→ **INFORMATION PROVIDED**

+===+

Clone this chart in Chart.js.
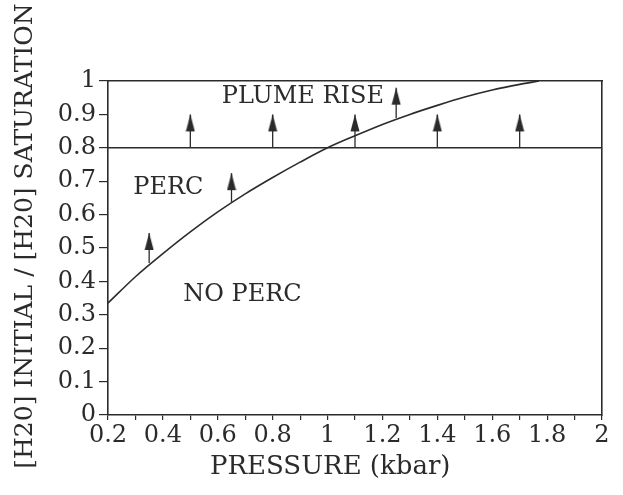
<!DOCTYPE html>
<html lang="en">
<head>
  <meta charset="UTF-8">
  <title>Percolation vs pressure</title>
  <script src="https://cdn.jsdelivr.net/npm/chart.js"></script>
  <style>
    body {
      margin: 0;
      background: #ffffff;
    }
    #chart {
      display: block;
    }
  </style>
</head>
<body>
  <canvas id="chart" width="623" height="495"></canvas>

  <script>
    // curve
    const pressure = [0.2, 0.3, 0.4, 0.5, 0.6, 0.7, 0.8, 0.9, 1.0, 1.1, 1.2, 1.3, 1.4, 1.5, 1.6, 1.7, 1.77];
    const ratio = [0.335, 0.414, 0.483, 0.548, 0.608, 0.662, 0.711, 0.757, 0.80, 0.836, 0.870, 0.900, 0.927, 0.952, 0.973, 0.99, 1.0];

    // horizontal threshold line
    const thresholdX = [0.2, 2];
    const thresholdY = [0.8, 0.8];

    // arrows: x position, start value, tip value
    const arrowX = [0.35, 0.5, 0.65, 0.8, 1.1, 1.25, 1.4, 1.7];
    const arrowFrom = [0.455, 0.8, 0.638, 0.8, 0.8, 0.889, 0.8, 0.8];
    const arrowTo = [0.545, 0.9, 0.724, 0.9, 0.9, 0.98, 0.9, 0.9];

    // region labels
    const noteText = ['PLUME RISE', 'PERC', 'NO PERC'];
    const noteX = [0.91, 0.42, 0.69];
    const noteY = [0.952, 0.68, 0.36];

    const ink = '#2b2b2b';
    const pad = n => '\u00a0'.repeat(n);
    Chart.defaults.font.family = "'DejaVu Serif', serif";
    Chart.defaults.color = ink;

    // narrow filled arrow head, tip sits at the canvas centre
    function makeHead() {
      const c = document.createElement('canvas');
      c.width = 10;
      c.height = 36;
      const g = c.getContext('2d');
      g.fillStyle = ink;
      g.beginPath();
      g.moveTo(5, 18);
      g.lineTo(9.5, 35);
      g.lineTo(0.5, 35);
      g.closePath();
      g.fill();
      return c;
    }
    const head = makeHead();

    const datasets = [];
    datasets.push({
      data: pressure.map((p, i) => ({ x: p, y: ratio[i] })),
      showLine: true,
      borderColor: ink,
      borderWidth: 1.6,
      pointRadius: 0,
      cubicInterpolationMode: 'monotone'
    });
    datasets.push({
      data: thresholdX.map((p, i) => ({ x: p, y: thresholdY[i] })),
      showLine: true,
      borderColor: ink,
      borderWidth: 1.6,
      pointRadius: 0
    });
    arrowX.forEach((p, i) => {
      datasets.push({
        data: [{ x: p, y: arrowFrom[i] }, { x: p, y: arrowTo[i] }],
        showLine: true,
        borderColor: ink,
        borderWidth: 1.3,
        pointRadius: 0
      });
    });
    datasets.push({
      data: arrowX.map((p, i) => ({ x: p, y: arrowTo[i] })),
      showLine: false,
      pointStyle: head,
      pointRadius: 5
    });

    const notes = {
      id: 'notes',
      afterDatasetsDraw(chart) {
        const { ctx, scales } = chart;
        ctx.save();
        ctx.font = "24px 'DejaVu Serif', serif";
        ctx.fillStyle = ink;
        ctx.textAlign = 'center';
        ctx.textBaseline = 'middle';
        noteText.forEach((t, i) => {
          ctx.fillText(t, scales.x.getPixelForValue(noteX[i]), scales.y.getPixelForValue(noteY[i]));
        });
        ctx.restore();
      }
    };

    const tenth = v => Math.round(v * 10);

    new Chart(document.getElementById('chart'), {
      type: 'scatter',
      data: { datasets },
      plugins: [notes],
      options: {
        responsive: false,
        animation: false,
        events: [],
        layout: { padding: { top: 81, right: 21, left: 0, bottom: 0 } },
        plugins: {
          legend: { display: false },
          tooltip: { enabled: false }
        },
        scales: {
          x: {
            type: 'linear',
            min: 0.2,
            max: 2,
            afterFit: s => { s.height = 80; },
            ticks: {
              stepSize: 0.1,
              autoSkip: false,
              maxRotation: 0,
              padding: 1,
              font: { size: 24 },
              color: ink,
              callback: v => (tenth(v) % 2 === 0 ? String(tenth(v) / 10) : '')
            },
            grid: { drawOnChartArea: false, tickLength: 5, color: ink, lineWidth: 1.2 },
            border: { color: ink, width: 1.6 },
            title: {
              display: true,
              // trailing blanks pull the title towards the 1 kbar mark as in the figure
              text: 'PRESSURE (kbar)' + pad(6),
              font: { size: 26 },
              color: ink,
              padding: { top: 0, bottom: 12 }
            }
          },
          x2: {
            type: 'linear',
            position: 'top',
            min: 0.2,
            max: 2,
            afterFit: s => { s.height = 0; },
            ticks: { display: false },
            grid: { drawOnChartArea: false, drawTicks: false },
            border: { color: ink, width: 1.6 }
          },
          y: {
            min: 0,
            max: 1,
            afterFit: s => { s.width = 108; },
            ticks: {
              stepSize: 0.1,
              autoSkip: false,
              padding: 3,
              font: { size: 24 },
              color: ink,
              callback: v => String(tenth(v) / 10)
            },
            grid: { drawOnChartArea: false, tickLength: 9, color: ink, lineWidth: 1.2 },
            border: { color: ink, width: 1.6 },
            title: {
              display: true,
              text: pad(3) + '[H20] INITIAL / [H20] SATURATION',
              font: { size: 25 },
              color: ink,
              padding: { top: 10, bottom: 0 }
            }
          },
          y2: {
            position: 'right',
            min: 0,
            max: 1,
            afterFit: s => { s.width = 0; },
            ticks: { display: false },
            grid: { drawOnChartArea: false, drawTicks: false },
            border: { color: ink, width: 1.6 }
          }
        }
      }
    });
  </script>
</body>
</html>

+===+

→ **OBJECTIVE**
Exactly as written, please give again the lines from the beginning of the listing through the line containing "const thresholdY = [0.8, 0.8];", inclusive, without any pictures.

→ **EXPECTED ANSWER**
Clone this chart in Chart.js.
<!DOCTYPE html>
<html lang="en">
<head>
  <meta charset="UTF-8">
  <title>Percolation vs pressure</title>
  <script src="https://cdn.jsdelivr.net/npm/chart.js"></script>
  <style>
    body {
      margin: 0;
      background: #ffffff;
    }
    #chart {
      display: block;
    }
  </style>
</head>
<body>
  <canvas id="chart" width="623" height="495"></canvas>

  <script>
    // curve
    const pressure = [0.2, 0.3, 0.4, 0.5, 0.6, 0.7, 0.8, 0.9, 1.0, 1.1, 1.2, 1.3, 1.4, 1.5, 1.6, 1.7, 1.77];
    const ratio = [0.335, 0.414, 0.483, 0.548, 0.608, 0.662, 0.711, 0.757, 0.80, 0.836, 0.870, 0.900, 0.927, 0.952, 0.973, 0.99, 1.0];

    // horizontal threshold line
    const thresholdX = [0.2, 2];
    const thresholdY = [0.8, 0.8];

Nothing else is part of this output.